Farmers set to give reforming Japanese PM his stiffest challenge

Japanese Prime Minister Shinzo Abe
Japanese Prime Minister Shinzo Abe

Yuka Obayashi

After December's landslide re-election, Japanese Prime Minister Shinzo Abe's programme to revive the nation's economy is set to meet perhaps its stiffest challenge, the nation's sclerotic farming industry.

He will soon submit legislation to reform agriculture, a sector where a dwindling band of aging farmers work tiny plots, while conducting gruelling negotiations to sign up for the Trans-Pacific Partnership (TPP), which would cut towering import tariffs that shield domestic farmers.

Standing in his way is Japan Agriculture (JA), a lobby group that controls most aspects of pricing and distribution through its network of about 700 farming cooperatives.

The JA, which has long had close ties to Mr Abe's Liberal Democratic Party (LDP), has financial clout - its banking business had nearly $780bn (€687bn) in deposits in March 2014 - and a large membership, which give it influence over lawmakers in rural constituencies.

In January its members campaigned against and helped defeat the LDP's candidate for governor of Saga, a prefecture in farm-heavy southwestern Japan.

Though agriculture is only about 1pc of Japan's economy, that defeat worries those who fear the government could temper what Koichi Kurose, chief economist at Resona Bank, calls "a symbolic part of Abe's structural reforms" ahead of nationwide local elections in April.
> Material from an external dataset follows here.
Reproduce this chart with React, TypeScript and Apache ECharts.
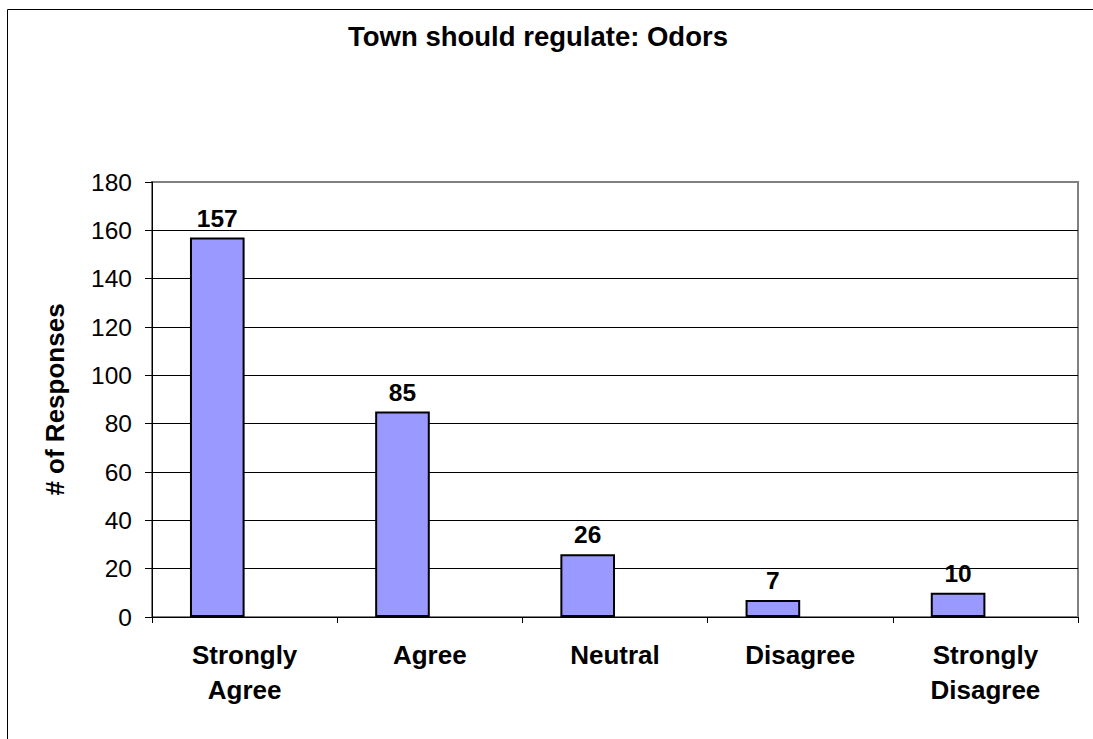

"If they pull back from that to win elections, they can pull back from the whole Abenomics reforms," he said.

"Foreign investors are also watching closely whether or not Abe can carry out agricultural reforms, which will affect their evaluations of Abenomics," said Chizu Hori, senior research officer at Mizuho Research Institute.

At home, farmers hurt by another plank of Abenomics - loose money and a weaker yen - are also watching closely.
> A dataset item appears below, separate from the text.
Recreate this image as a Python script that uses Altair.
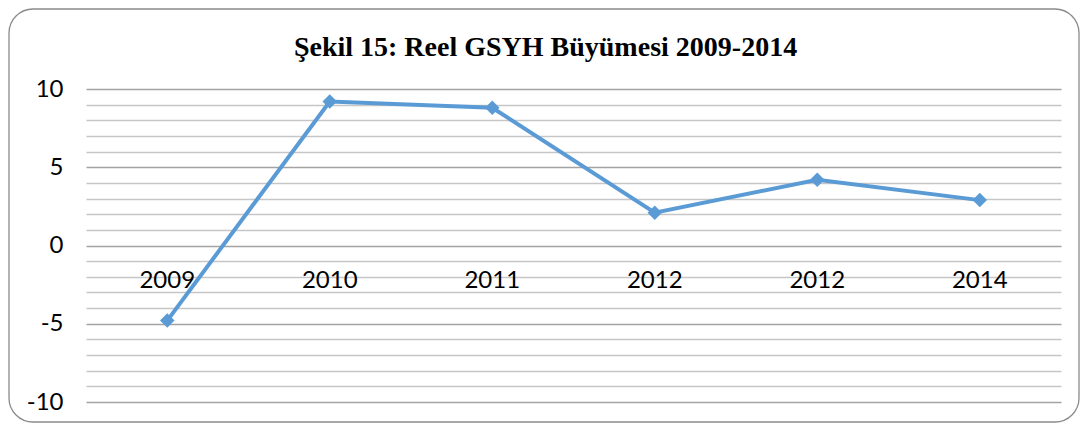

Hiroyasu Sugiura (67), whose dairy lies in the shadow of Toyota factories, says he is desperate.

The tumbling yen helps exporters like Toyota but has led to a sharp rise in feed costs, which now swallow nearly 80pc of Mr Sugiura's dairy revenue.

"The weaker yen . . . may have given Toyota Motor trillions of yen in profit, but we are getting squeezed by the same national policy. . . we want the government to protect us," Mr Sugiura said.

For the consumer, however, high prices and a recent butter shortage are the pitfalls of a closed market for milk and dairy products, where output volume and sales prices are set by the state and a few designated groups under the JA, while imports are under effective state control.

Japan imposes a 360pc tariff on butter imports to protect domestic farmers while maintaining an import quota as a condition for such high tariffs under international rules of trade.

Mr Abe wants to break that system to give local farmers or cooperatives autonomy so they become more productive and profitable.